Whatever the merits of that assessment, the ICC is playing down expectations that anything dramatic or definitive will emerge from this trip. In its statement, the OTP makes clear that it will not be conducting investigative work during its time in Jerusalem, Tel Aviv, and Ramallah:
In accordance with its usual practice at this stage of its work, the delegation will not engage in evidence collection in relation to any alleged crimes; neither will the delegation undertake site visits, or assess the adequacy of the respective legal systems to deal with crimes that fall within ICC jurisdiction.
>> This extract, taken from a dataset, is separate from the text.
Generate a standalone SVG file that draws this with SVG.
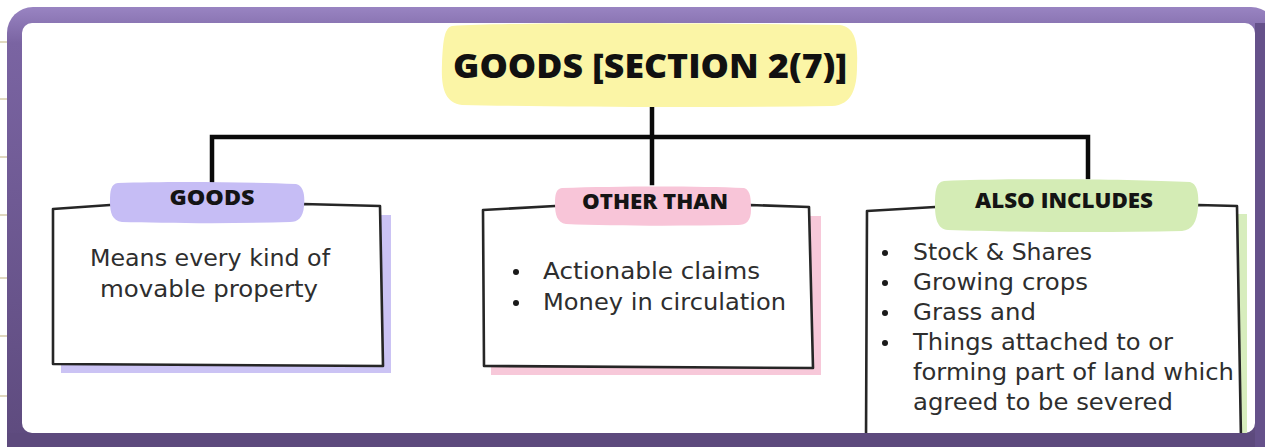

So what exactly will the ICC be doing? The statement suggests an innocuous visit in which its officials inform Israeli and Palestinian officials and publics about the preliminary examination process and dispel misperceptions. But the prosecutor does seem to leave open (barely) the possibility that officials will scrutinize Israel's internal investigations of its conduct in Gaza (the critical "complementarity" question). We know that the ICC will not be "assessing the adequacy of the respective legal systems," but that language likely doesn't preclude examining ongoing investigations and determining whether they involve the same alleged crimes that most interest the prosecutor. The OTP classifies the Palestine examination as being in Phase 2, during which it considers whether the court has subject-matter jurisdiction. According to its update last year, "the Office may gather available information on relevant national proceedings at this stage of analysis." What better time than during a visit?